Sunday 19 April 2015

Pemilwa dan Mandulnya Gerakan Mahasiswa

Proses demokrasi memang sudah harus ditanamkan sedini mungkin pada generasi muda, hal ini bertujuan untuk membentuk generasi yang jujur, adil dan demokratis. Sejauh ini demokrasi dipercaya sebagai sebuah sistem pemerintahan yang adil, karena menganut asas dari rakyat, oleh rakyat dan untuk rakyat. Sehingga sistem ini sangat cocok diterapkan dalam pemerintahan Negara dan juga mahasiswa, karena pemerintahan mahasiswa tak ubahnya Indonesia dalam lingkup yang lebih kecil.  Kampus merupakan miniatur negara yang menjadi laboratorium demokrasi dan diharapkan menghasilkan lulusan yang bermanfaat dan berbakti pada negara
.
Harapan di atas nampaknya terlalu tinggi, karena jika melihat realitas mahasiswa sekarang cenderung individualis bahkan apatis terhadap kondisi sosial, baik dalam maupun luar kampus. Tindakan ini bukan tanpa sebab, karena perilaku seseorang merupakan akumulasi dari lingkunganya (Koentjoronongrat,1985:74). Pertanyaannya kemudian adalah lingkungan seperti apa yang menyebabkan munculnya sikap individualis dan apatis tersebut? hal mendasar yang mungkin menjadi jawaban adalah minimnya peran pemerintahan mahasiswa (BEMU & DPMU) dalam mengorganisir anggota dan berkoordinasi dengan jajaran di bawahnya (BEM & DPM Fakultas) untuk mengadakan program yang melatih kepekaan mahasiswa terhadap ligkungan sosial dan peduli terhadap sesama. Kepekaan tersebut harus diasah semaksimal mungkin karena melihat salah satu peran mahasiswa adalah sebagai kontrol sosial.
Melihat realitas kehidupan mahasiswa dalam kampus memang belum berjalan demokratis, bahkan jauh dari peran mahasiswa, yakni sebagai agen perubahan, kontrol sosial dan menjadi pribadi yang tangguh. Berkaca dari pemilihan mahasiswa (Pemilwa) tahun 2014 lalu, yang dimana tidak menghadirkan dua pasang calon sehingga terpilihlah satu pasang calon secara aklamasi (tanpa pemilihan). Hadirnya satu pasang calon dari sekitar 14.000 mahasiswa ini menggambarkan betapa minimnya semangat dalam membangun kultur demokrasi dalam kampus. Tidak hanya dalam pemilihan presiden mahasiswa, pemilihan gubernur dan wakil gubernur tingkat fakultas pun menggambarkan hal yang sama, ambil contoh pemilihan gubernur dan wakil gubernur yang dilakukan Fakultas Hukum, dari 300 (belum termasuk jumlah total mahasiswa di fakultas Hukum) surat suara yang disediakan KPU Fakultas hanya 168 mahasiswa yang menyalurkan hak pilihnya. Contoh lain seperti di Fakultas Sastra, Budaya dan Komunikasi (FSBK), dari 472(belum termasuk jumlah total mahasiswa di FSBK) surat suara yang sediakan hanya 236 mahasiswa yang menyalurkan hak pilihnya.
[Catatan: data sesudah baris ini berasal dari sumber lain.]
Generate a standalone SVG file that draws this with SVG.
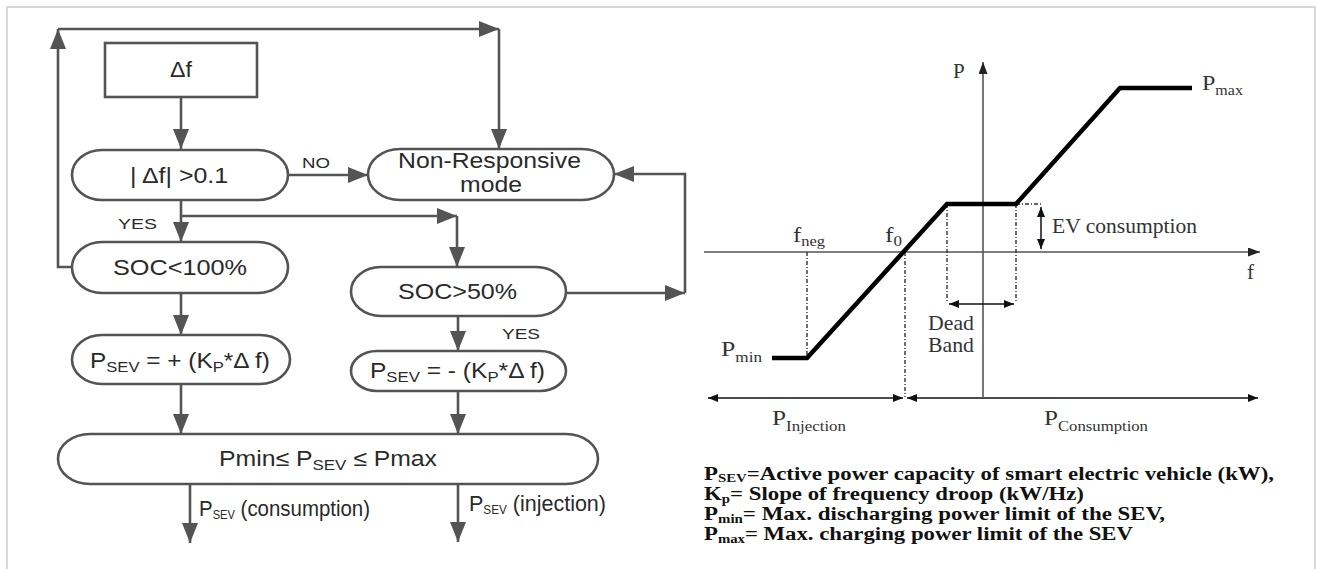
<svg xmlns="http://www.w3.org/2000/svg" width="1317" height="569" viewBox="0 0 1317 569">
<style>
.box{fill:#fff;stroke:#545454;stroke-width:2.6}
.ln{fill:none;stroke:#545454;stroke-width:2.6}
.ft{font-family:"Liberation Sans",Arial,sans-serif;fill:#2a2a2a;font-size:22px}
.fs{font-family:"Liberation Sans",Arial,sans-serif;fill:#2a2a2a;font-size:15px}
.ax{fill:none;stroke:#555;stroke-width:1.6}
.curve{fill:none;stroke:#000;stroke-width:4.5;stroke-linejoin:miter}
.dd{fill:none;stroke:#333;stroke-width:1.4;stroke-dasharray:4 2 1 2}
.dbl{fill:none;stroke:#111;stroke-width:1.5}
.ct{font-family:"Liberation Serif","Times New Roman",serif;fill:#333;font-size:21px}
.lg{font-family:"Liberation Serif","Times New Roman",serif;fill:#111;font-size:18.5px;font-weight:bold}
</style>
<defs>
<marker id="ah" viewBox="0 0 20 16" refX="20" refY="8" markerWidth="20" markerHeight="16" markerUnits="userSpaceOnUse" orient="auto">
<path d="M0,0 L20,8 L0,16 z" fill="#545454"/>
</marker>
<marker id="sa" viewBox="0 0 10 8" refX="10" refY="4" markerWidth="10" markerHeight="8" markerUnits="userSpaceOnUse" orient="auto-start-reverse">
<path d="M0,0 L10,4 L0,8 z" fill="#111"/>
</marker>
<marker id="axa" viewBox="0 0 12 9" refX="12" refY="4.5" markerWidth="12" markerHeight="9" markerUnits="userSpaceOnUse" orient="auto">
<path d="M0,0 L12,4.5 L0,9 z" fill="#222"/>
</marker>
</defs>
<rect width="1317" height="569" fill="#fff"/>
<path d="M7,569 V7 H1315 V569" fill="none" stroke="#d8d8d8" stroke-width="2"/>

<g id="connectors">
<path class="ln" d="M72,267 H58 V29" marker-end="url(#ah)"/>
<path class="ln" d="M58,29 H499" marker-end="url(#ah)"/>
<path class="ln" d="M499,29 V149" marker-end="url(#ah)"/>
<path class="ln" d="M181,97 V149" marker-end="url(#ah)"/>
<path class="ln" d="M288,175 H368" marker-end="url(#ah)"/>
<path class="ln" d="M181,200 V242" marker-end="url(#ah)"/>
<path class="ln" d="M181,216 H457" marker-end="url(#ah)"/>
<path class="ln" d="M457,216 V267" marker-end="url(#ah)"/>
<path class="ln" d="M566,293 H685" marker-end="url(#ah)"/>
<path class="ln" d="M685,293 V174 H614" marker-end="url(#ah)"/>
<path class="ln" d="M181,293 V335" marker-end="url(#ah)"/>
<path class="ln" d="M458,316 V351" marker-end="url(#ah)"/>
<path class="ln" d="M181,384 V434" marker-end="url(#ah)"/>
<path class="ln" d="M458,391 V434" marker-end="url(#ah)"/>
<path class="ln" d="M190,484 V543" marker-end="url(#ah)"/>
<path class="ln" d="M458,484 V542" marker-end="url(#ah)"/>
<text class="fs" x="302" y="168" textLength="28" lengthAdjust="spacingAndGlyphs">NO</text>
<text class="fs" x="118" y="229" textLength="39" lengthAdjust="spacingAndGlyphs">YES</text>
<text class="fs" x="502" y="339" textLength="38" lengthAdjust="spacingAndGlyphs">YES</text>
<text class="ft" x="199" y="516" font-size="17" textLength="171" lengthAdjust="spacingAndGlyphs">P<tspan font-size="12" dy="3">SEV</tspan><tspan dy="-3"> (consumption)</tspan></text>
<text class="ft" x="469" y="511" font-size="17" textLength="137" lengthAdjust="spacingAndGlyphs">P<tspan font-size="12" dy="3">SEV</tspan><tspan dy="-3">  (injection)</tspan></text>
</g>

<g id="node-df">
<rect class="box" x="105" y="43" width="152" height="54"/>
<text class="ft" x="170" y="77" textLength="22" lengthAdjust="spacingAndGlyphs">Δf</text>
</g>
<g id="node-abs">
<rect class="box" x="72" y="150" width="216" height="50" rx="30" ry="25"/>
<text class="ft" x="130" y="183" textLength="98" lengthAdjust="spacingAndGlyphs">| Δf| &gt;0.1</text>
</g>
<g id="node-nonresp">
<rect class="box" x="368" y="149" width="246" height="51" rx="32" ry="25.5"/>
<text class="ft" x="398" y="168" font-size="20" textLength="183" lengthAdjust="spacingAndGlyphs">Non-Responsive</text>
<text class="ft" x="460" y="192" font-size="20" textLength="62" lengthAdjust="spacingAndGlyphs">mode</text>
</g>
<g id="node-soc100">
<rect class="box" x="72" y="242" width="216" height="51" rx="30" ry="25.5"/>
<text class="ft" x="113" y="275" textLength="134" lengthAdjust="spacingAndGlyphs">SOC&lt;100%</text>
</g>
<g id="node-soc50">
<rect class="box" x="351" y="267" width="215" height="49" rx="30" ry="24.5"/>
<text class="ft" x="398" y="299" textLength="119" lengthAdjust="spacingAndGlyphs">SOC&gt;50%</text>
</g>
<g id="node-pplus">
<rect class="box" x="72" y="335" width="218" height="49" rx="30" ry="24.5"/>
<text class="ft" x="90" y="368" textLength="180" lengthAdjust="spacingAndGlyphs">P<tspan font-size="15" dy="4">SEV</tspan><tspan dy="-4"> = + (K</tspan><tspan font-size="15" dy="4">P</tspan><tspan dy="-4">*Δ f)</tspan></text>
</g>
<g id="node-pminus">
<rect class="box" x="351" y="351" width="215" height="40" rx="26" ry="20"/>
<text class="ft" x="370" y="378" textLength="175" lengthAdjust="spacingAndGlyphs">P<tspan font-size="15" dy="4">SEV</tspan><tspan dy="-4"> = - (K</tspan><tspan font-size="15" dy="4">P</tspan><tspan dy="-4">*Δ f)</tspan></text>
</g>
<g id="node-limit">
<rect class="box" x="58" y="434" width="540" height="50" rx="32" ry="25"/>
<text class="ft" x="219" y="466" textLength="218" lengthAdjust="spacingAndGlyphs">Pmin≤ P<tspan font-size="15" dy="4">SEV</tspan><tspan dy="-4"> ≤ Pmax</tspan></text>
</g>

<g id="chart">
<path class="ax" d="M983,397 V62" marker-end="url(#axa)"/>
<path class="ax" d="M704,252 H1260" marker-end="url(#axa)"/>
<path class="dd" d="M807,252 V358 M905,252 V397 M947,204 V303 M1016,204 V303 M1016,204 H1042"/>
<path class="curve" d="M772,358 H807 L947,204 H1016 L1120,88 H1192"/>
<path class="dbl" d="M1041,207 V249" marker-start="url(#sa)" marker-end="url(#sa)"/>
<path class="dbl" d="M949,304 H1014" marker-start="url(#sa)" marker-end="url(#sa)"/>
<path class="dbl" d="M708,398 H903" marker-start="url(#sa)" marker-end="url(#sa)"/>
<path class="dbl" d="M907,398 H1258" marker-start="url(#sa)" marker-end="url(#sa)"/>
<text class="ct" x="953" y="78" font-size="25">P</text>
<text class="ct" x="1247" y="279" font-size="25">f</text>
<text class="ct" x="1202" y="90" font-size="25" textLength="41" lengthAdjust="spacingAndGlyphs">P<tspan font-size="14" dy="5">max</tspan></text>
<text class="ct" x="721" y="356" font-size="25" textLength="41" lengthAdjust="spacingAndGlyphs">P<tspan font-size="14" dy="6">min</tspan></text>
<text class="ct" x="793" y="242" font-size="22" textLength="32" lengthAdjust="spacingAndGlyphs">f<tspan font-size="14" dy="4">neg</tspan></text>
<text class="ct" x="885" y="242" font-size="22" textLength="17" lengthAdjust="spacingAndGlyphs">f<tspan font-size="14" dy="4">0</tspan></text>
<text class="ct" x="1052" y="233" font-size="20" textLength="145" lengthAdjust="spacingAndGlyphs">EV consumption</text>
<text class="ct" x="928" y="330" font-size="20" textLength="46" lengthAdjust="spacingAndGlyphs">Dead</text>
<text class="ct" x="928" y="352" font-size="20" textLength="46" lengthAdjust="spacingAndGlyphs">Band</text>
<text class="ct" x="772" y="425" font-size="25" textLength="74" lengthAdjust="spacingAndGlyphs">P<tspan font-size="14" dy="6">Injection</tspan></text>
<text class="ct" x="1044" y="425" font-size="25" textLength="104" lengthAdjust="spacingAndGlyphs">P<tspan font-size="14" dy="6">Consumption</tspan></text>
</g>

<g id="legend">
<text class="lg" x="704" y="480" textLength="570" lengthAdjust="spacingAndGlyphs">P<tspan font-size="12" dy="2">SEV</tspan><tspan dy="-2">=Active power capacity of smart electric vehicle (kW),</tspan></text>
<text class="lg" x="704" y="500" textLength="380" lengthAdjust="spacingAndGlyphs">K<tspan font-size="12" dy="3">p</tspan><tspan dy="-3">= Slope of frequency droop (kW/Hz)</tspan></text>
<text class="lg" x="704" y="520" textLength="461" lengthAdjust="spacingAndGlyphs">P<tspan font-size="12" dy="3">min</tspan><tspan dy="-3">= Max. discharging power limit of the SEV,</tspan></text>
<text class="lg" x="704" y="540" textLength="429" lengthAdjust="spacingAndGlyphs">P<tspan font-size="12" dy="3">max</tspan><tspan dy="-3">= Max. charging power limit of the SEV</tspan></text>
</g>
</svg>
Mungkin belum banyak mahasiswa yang memahami betapa pentingya partisipasi politik dan dampaknya akan seperti apa. Mahasiswa yang tidak mengikutsertakan diri dalam proses politik kampus merupakan orang yang mementingkan diri sendiri. Tindakan ini akan berdampak terhadap polarisasi kehidupan di dalam kampus, yang mana fungsi kampus sebagai wahana akademis seharusnya menjadi tempat untuk berdiskusi, belajar bersama dan mengembangkan skill tidak terwujud. Pada akhirnya sifat individualis ini berujung pada keapatisan dan ketidakpedulian terhadap sesama mahasiswa, seperti yang terjadi dalam aksi demonstrasi yang dilakukan mahasiswa pada akhir bulan Februari 2015 kemarin merupakan bukti konkrit apatisme tersebut. Dari sekian banyak mahasiswa hanya sekitar seratus yang terlibat dalam aksi tersebut. Padahal yang disuarakan dalam aksi merupakan kepentingan bersama mahasiswa.

Pemerintahan mahasiswa sudah saatnya berbenah diri dan menjalankan program-program berbasis advokasi sehingga akan melahirkan mahasiswa yang bertindak atas dasar kekeluargaan dan kebersamaan. Harapanya akan lahir generasi bangsa yang berintegritas. Ini merupakan pekerjaan rumah bagi pemerintahan mahasiswa mendatang agar lebih fokus pada  upaya untuk memahasiswakan mahasiswa bukan pada program kerja yang bersifat periodik dan insidental.